─── Extracted material ───

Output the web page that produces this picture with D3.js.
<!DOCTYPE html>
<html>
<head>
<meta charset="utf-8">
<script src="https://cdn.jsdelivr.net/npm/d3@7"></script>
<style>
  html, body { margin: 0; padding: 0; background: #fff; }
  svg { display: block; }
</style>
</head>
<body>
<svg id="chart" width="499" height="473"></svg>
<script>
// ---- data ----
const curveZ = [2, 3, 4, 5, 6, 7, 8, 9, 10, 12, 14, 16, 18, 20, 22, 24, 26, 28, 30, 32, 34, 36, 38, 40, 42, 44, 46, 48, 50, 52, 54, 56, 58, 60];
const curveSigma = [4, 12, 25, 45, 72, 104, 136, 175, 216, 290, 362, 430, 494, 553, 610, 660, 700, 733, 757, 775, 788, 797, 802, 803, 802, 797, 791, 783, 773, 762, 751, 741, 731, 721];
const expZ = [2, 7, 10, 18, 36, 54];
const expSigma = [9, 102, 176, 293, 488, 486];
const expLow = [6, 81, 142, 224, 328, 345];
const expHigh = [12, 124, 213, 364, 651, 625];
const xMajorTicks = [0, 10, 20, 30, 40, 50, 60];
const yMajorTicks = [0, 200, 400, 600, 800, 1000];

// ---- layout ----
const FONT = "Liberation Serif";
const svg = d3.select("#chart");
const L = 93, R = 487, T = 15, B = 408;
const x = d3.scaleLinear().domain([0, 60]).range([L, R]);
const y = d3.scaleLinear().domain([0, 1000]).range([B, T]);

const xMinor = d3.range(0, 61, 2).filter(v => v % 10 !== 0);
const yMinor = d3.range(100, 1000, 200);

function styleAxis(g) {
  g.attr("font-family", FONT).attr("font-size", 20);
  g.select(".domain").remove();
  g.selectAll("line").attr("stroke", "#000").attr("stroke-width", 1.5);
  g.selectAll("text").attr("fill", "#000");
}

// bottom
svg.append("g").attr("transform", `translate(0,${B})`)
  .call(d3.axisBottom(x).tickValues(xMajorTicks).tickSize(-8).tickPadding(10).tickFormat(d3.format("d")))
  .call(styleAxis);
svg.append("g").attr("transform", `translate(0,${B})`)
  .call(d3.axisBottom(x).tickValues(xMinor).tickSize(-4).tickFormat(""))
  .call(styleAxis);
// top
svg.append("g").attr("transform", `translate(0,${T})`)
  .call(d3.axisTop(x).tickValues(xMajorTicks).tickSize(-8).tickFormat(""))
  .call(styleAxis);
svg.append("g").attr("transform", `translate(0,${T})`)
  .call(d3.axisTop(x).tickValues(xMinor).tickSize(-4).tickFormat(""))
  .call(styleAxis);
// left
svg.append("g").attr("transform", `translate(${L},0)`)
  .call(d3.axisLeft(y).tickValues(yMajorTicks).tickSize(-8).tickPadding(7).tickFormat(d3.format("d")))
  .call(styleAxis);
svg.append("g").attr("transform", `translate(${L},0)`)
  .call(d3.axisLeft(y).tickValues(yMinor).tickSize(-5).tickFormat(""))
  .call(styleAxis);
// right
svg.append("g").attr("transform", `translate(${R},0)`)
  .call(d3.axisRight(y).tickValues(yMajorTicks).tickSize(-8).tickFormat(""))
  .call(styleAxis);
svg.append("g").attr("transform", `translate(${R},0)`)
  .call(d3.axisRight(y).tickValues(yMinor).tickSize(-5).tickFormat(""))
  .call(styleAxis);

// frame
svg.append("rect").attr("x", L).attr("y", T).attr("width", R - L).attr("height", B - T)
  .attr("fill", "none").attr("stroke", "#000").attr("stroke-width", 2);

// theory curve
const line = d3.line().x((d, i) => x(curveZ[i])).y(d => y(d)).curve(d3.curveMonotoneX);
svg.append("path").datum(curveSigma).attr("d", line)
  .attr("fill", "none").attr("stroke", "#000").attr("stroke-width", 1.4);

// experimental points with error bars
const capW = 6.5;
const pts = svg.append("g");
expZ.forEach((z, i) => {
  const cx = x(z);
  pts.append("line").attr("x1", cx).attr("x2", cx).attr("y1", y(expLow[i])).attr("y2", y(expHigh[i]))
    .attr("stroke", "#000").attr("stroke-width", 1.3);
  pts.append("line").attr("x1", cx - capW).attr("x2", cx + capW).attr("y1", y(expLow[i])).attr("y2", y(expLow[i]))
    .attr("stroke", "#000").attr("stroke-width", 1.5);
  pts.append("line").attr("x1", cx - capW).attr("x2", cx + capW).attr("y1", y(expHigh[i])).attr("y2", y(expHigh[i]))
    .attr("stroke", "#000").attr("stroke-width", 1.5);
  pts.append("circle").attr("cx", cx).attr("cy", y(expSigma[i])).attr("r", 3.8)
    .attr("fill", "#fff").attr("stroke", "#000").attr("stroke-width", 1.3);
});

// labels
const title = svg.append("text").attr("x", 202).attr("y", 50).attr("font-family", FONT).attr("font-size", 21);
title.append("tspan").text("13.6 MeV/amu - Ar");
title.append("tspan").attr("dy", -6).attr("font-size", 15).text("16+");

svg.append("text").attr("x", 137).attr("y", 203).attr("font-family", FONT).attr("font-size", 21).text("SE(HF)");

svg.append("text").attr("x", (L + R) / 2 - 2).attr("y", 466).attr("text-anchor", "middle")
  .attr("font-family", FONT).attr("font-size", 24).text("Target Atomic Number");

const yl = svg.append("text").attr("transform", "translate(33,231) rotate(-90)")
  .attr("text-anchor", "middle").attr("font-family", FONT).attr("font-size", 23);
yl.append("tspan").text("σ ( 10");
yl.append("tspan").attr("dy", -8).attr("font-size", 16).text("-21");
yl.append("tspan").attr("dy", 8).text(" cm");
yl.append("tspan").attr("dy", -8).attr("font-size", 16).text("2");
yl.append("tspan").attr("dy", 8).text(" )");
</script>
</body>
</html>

───
─── Extracted material ───

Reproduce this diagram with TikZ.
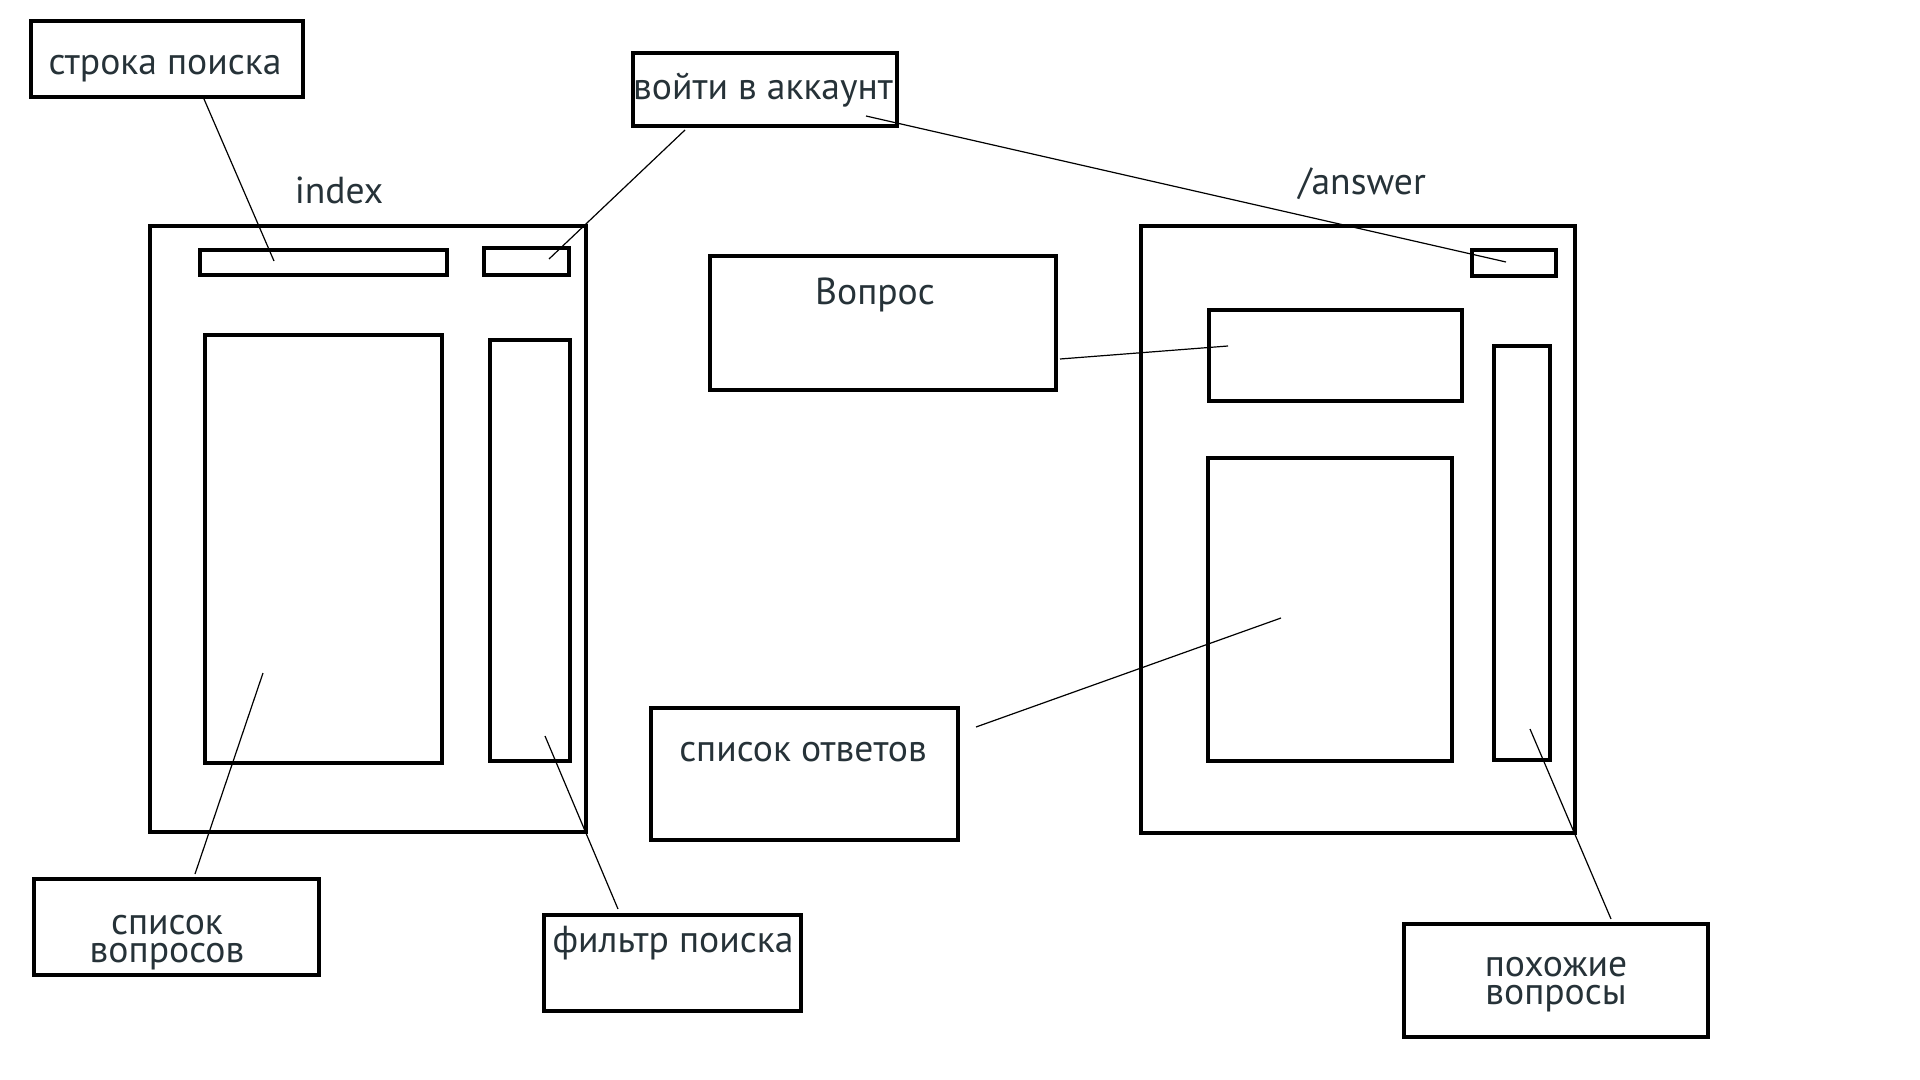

───

Show every line where the string "with" appears.

Result of this exercise:
Output the web page that produces this picture with D3.js.
// experimental points with error bars
Reproduce this diagram with TikZ.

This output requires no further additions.